* BEGIN DATA SEGMENT *

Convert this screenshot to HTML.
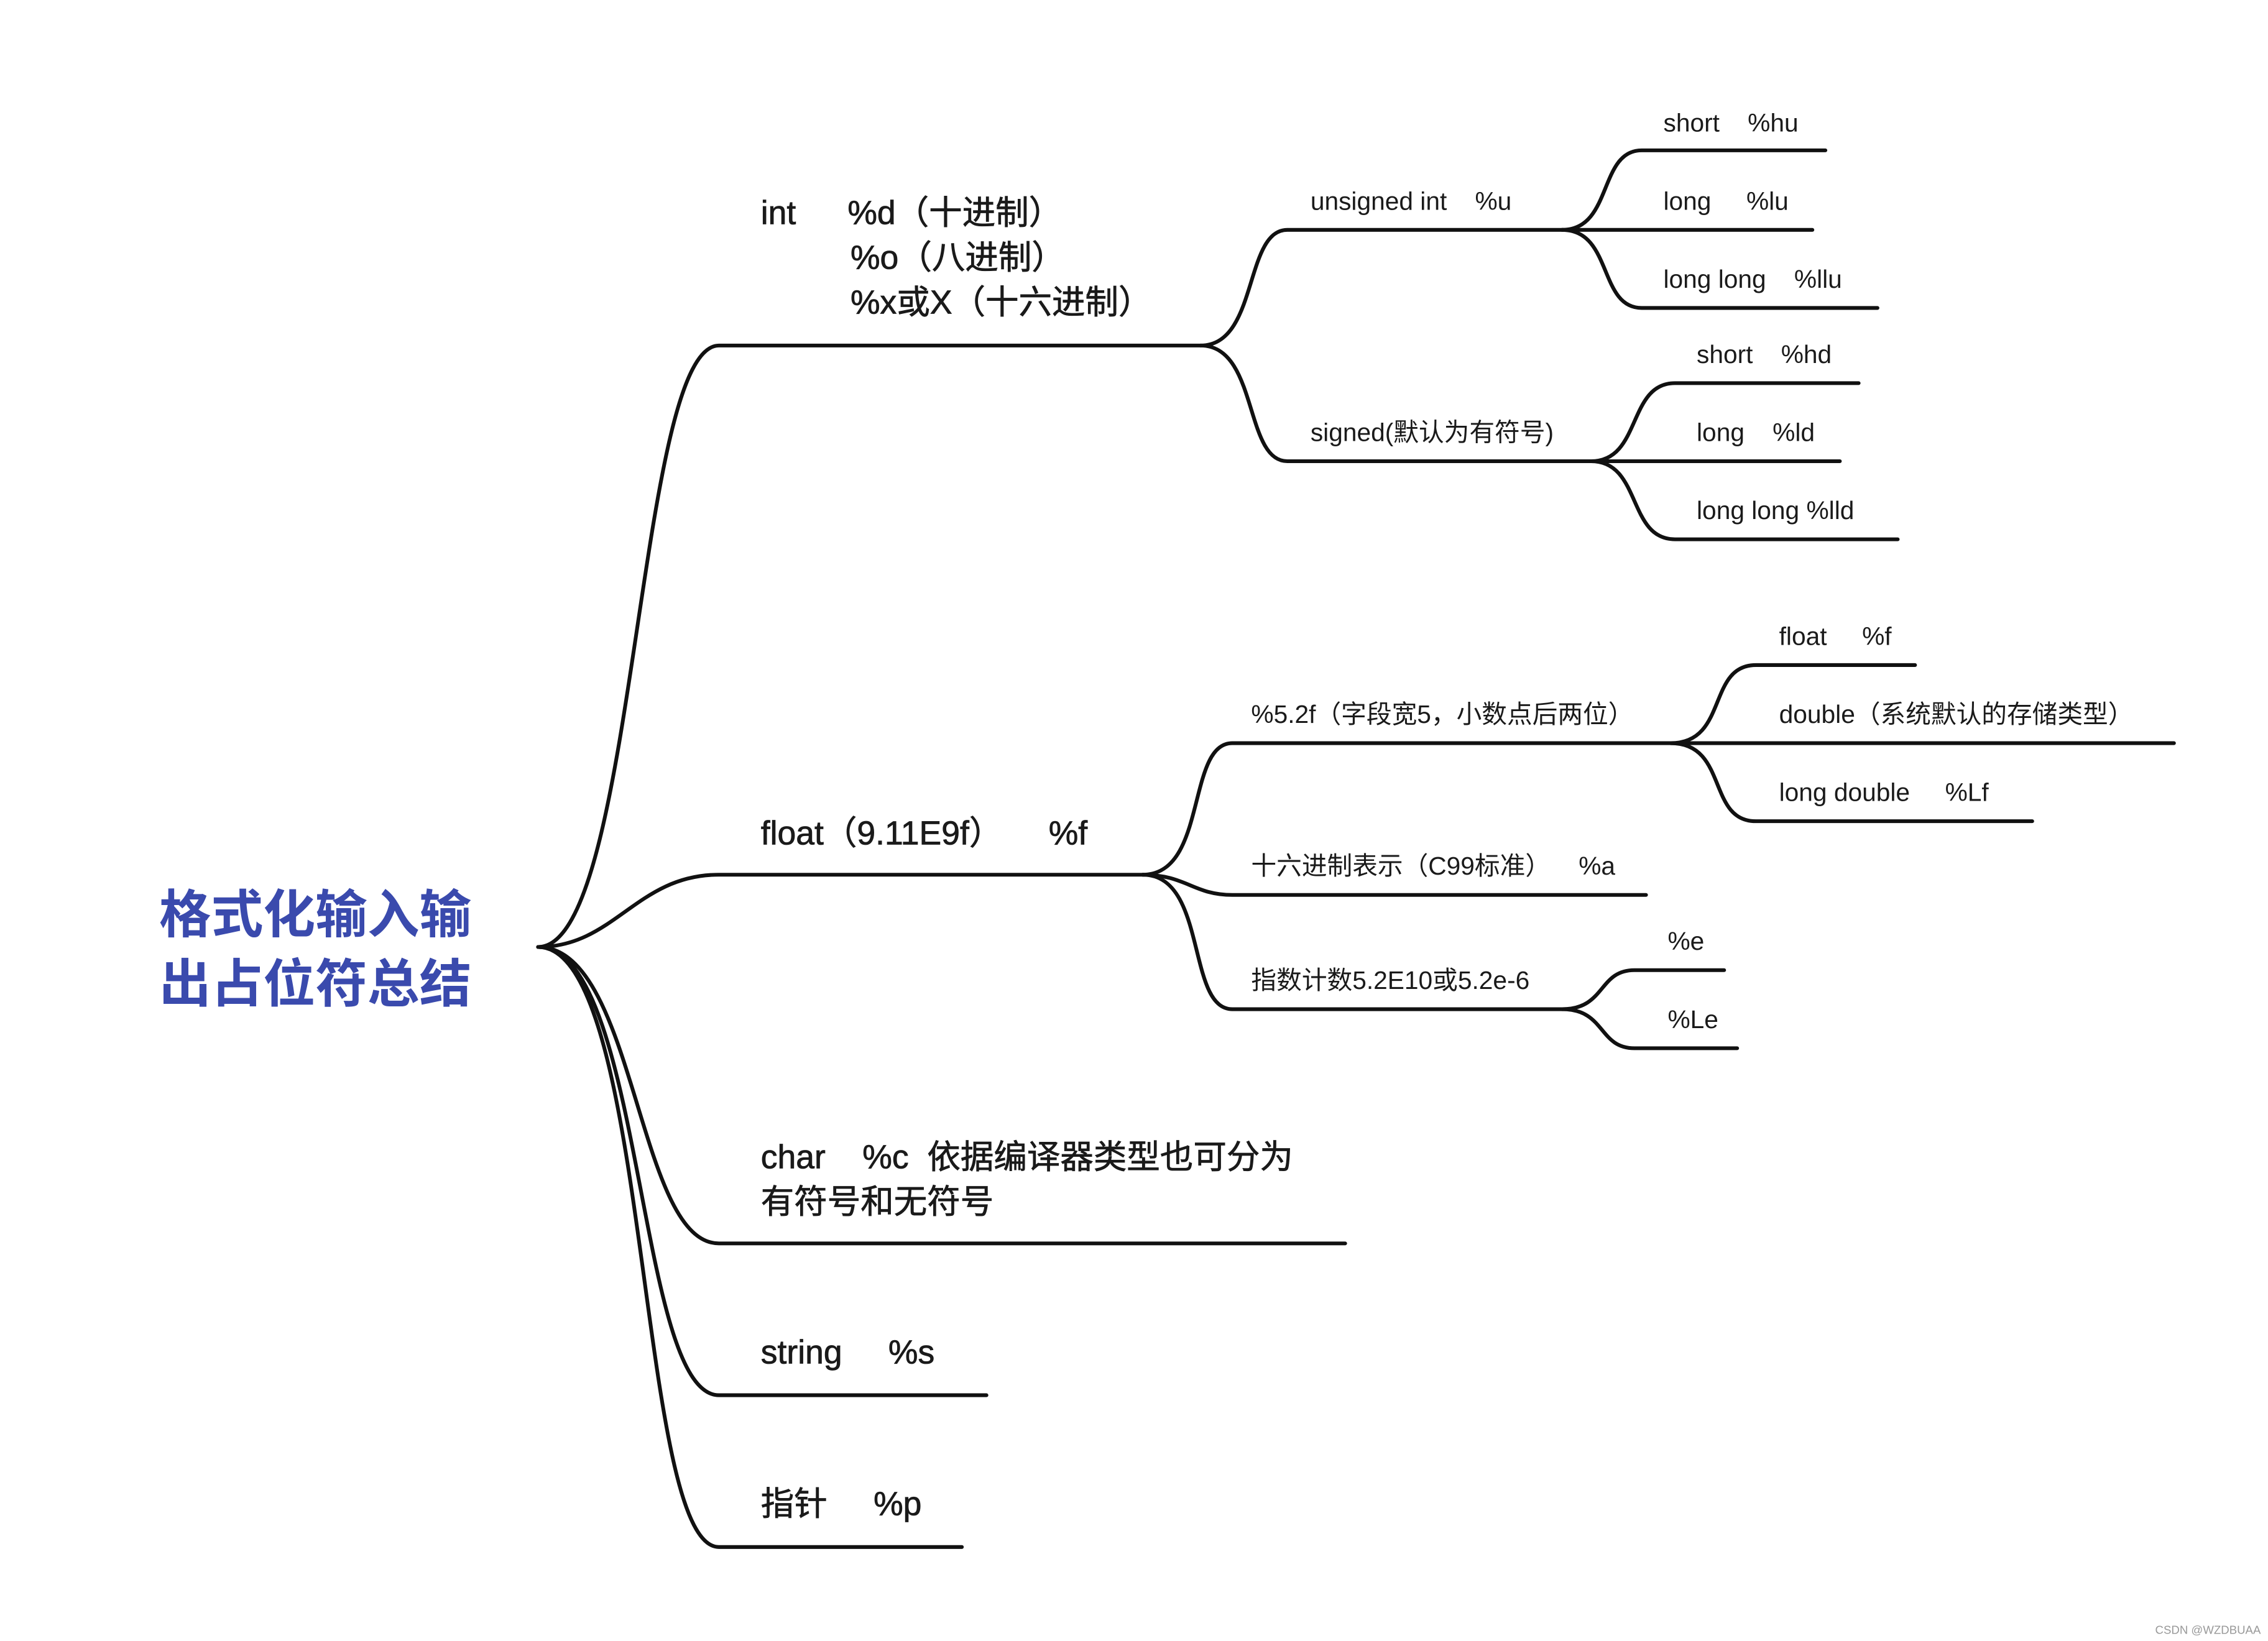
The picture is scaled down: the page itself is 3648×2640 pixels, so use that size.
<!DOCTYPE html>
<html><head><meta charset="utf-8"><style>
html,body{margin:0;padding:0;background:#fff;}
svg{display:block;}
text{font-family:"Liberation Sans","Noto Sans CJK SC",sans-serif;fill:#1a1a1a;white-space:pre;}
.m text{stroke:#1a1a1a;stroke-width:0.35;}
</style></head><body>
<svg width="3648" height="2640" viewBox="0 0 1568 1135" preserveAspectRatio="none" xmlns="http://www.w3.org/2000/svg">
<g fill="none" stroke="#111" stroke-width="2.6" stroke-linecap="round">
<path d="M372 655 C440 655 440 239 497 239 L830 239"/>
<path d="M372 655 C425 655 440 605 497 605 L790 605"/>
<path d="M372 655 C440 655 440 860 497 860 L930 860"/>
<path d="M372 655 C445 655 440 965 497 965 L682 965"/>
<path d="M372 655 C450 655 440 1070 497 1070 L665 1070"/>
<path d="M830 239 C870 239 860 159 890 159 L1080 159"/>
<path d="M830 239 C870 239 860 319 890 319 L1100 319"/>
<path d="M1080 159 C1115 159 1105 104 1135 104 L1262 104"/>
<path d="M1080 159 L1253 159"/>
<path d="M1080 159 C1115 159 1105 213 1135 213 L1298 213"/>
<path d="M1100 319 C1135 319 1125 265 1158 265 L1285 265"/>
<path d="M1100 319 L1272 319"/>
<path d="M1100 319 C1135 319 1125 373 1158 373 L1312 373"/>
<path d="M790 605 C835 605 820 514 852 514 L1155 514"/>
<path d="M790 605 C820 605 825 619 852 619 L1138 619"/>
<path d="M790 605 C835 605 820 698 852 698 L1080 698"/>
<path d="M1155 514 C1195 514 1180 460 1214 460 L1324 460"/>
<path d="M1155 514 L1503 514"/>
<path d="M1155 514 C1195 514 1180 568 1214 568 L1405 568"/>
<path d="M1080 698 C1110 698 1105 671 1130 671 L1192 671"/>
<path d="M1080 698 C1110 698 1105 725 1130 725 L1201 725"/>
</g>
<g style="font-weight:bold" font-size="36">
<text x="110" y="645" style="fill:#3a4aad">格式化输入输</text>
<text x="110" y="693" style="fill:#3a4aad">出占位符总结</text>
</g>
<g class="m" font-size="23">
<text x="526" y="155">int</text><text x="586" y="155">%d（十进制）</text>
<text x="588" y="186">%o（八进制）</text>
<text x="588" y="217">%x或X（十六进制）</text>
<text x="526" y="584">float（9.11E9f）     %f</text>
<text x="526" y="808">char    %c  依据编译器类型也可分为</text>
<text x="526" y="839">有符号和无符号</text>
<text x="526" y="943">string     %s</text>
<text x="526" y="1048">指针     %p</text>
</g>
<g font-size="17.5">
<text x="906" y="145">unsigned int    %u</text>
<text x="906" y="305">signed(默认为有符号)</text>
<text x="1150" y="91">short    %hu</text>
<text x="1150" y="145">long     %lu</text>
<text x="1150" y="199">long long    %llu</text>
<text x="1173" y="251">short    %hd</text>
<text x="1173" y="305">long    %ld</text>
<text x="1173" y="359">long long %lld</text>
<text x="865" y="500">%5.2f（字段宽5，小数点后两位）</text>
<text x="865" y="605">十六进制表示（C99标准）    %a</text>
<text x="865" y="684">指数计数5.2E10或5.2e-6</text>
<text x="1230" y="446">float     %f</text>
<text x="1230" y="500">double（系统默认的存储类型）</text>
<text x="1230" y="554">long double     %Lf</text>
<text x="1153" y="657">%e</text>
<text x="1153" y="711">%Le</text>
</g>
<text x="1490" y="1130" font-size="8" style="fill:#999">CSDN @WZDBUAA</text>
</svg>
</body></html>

* END DATA SEGMENT *

= YOUR GOAL =
The data above needs to be retyped exactly, with the images left out.

= EXERCISE RESPONSE =
Convert this screenshot to HTML.
The picture is scaled down: the page itself is 3648×2640 pixels, so use that size.
<!DOCTYPE html>
<html><head><meta charset="utf-8"><style>
html,body{margin:0;padding:0;background:#fff;}
svg{display:block;}
text{font-family:"Liberation Sans","Noto Sans CJK SC",sans-serif;fill:#1a1a1a;white-space:pre;}
.m text{stroke:#1a1a1a;stroke-width:0.35;}
</style></head><body>
<svg width="3648" height="2640" viewBox="0 0 1568 1135" preserveAspectRatio="none" xmlns="http://www.w3.org/2000/svg">
<g fill="none" stroke="#111" stroke-width="2.6" stroke-linecap="round">
<path d="M372 655 C440 655 440 239 497 239 L830 239"/>
<path d="M372 655 C425 655 440 605 497 605 L790 605"/>
<path d="M372 655 C440 655 440 860 497 860 L930 860"/>
<path d="M372 655 C445 655 440 965 497 965 L682 965"/>
<path d="M372 655 C450 655 440 1070 497 1070 L665 1070"/>
<path d="M830 239 C870 239 860 159 890 159 L1080 159"/>
<path d="M830 239 C870 239 860 319 890 319 L1100 319"/>
<path d="M1080 159 C1115 159 1105 104 1135 104 L1262 104"/>
<path d="M1080 159 L1253 159"/>
<path d="M1080 159 C1115 159 1105 213 1135 213 L1298 213"/>
<path d="M1100 319 C1135 319 1125 265 1158 265 L1285 265"/>
<path d="M1100 319 L1272 319"/>
<path d="M1100 319 C1135 319 1125 373 1158 373 L1312 373"/>
<path d="M790 605 C835 605 820 514 852 514 L1155 514"/>
<path d="M790 605 C820 605 825 619 852 619 L1138 619"/>
<path d="M790 605 C835 605 820 698 852 698 L1080 698"/>
<path d="M1155 514 C1195 514 1180 460 1214 460 L1324 460"/>
<path d="M1155 514 L1503 514"/>
<path d="M1155 514 C1195 514 1180 568 1214 568 L1405 568"/>
<path d="M1080 698 C1110 698 1105 671 1130 671 L1192 671"/>
<path d="M1080 698 C1110 698 1105 725 1130 725 L1201 725"/>
</g>
<g style="font-weight:bold" font-size="36">
<text x="110" y="645" style="fill:#3a4aad">格式化输入输</text>
<text x="110" y="693" style="fill:#3a4aad">出占位符总结</text>
</g>
<g class="m" font-size="23">
<text x="526" y="155">int</text><text x="586" y="155">%d（十进制）</text>
<text x="588" y="186">%o（八进制）</text>
<text x="588" y="217">%x或X（十六进制）</text>
<text x="526" y="584">float（9.11E9f）     %f</text>
<text x="526" y="808">char    %c  依据编译器类型也可分为</text>
<text x="526" y="839">有符号和无符号</text>
<text x="526" y="943">string     %s</text>
<text x="526" y="1048">指针     %p</text>
</g>
<g font-size="17.5">
<text x="906" y="145">unsigned int    %u</text>
<text x="906" y="305">signed(默认为有符号)</text>
<text x="1150" y="91">short    %hu</text>
<text x="1150" y="145">long     %lu</text>
<text x="1150" y="199">long long    %llu</text>
<text x="1173" y="251">short    %hd</text>
<text x="1173" y="305">long    %ld</text>
<text x="1173" y="359">long long %lld</text>
<text x="865" y="500">%5.2f（字段宽5，小数点后两位）</text>
<text x="865" y="605">十六进制表示（C99标准）    %a</text>
<text x="865" y="684">指数计数5.2E10或5.2e-6</text>
<text x="1230" y="446">float     %f</text>
<text x="1230" y="500">double（系统默认的存储类型）</text>
<text x="1230" y="554">long double     %Lf</text>
<text x="1153" y="657">%e</text>
<text x="1153" y="711">%Le</text>
</g>
<text x="1490" y="1130" font-size="8" style="fill:#999">CSDN @WZDBUAA</text>
</svg>
</body></html>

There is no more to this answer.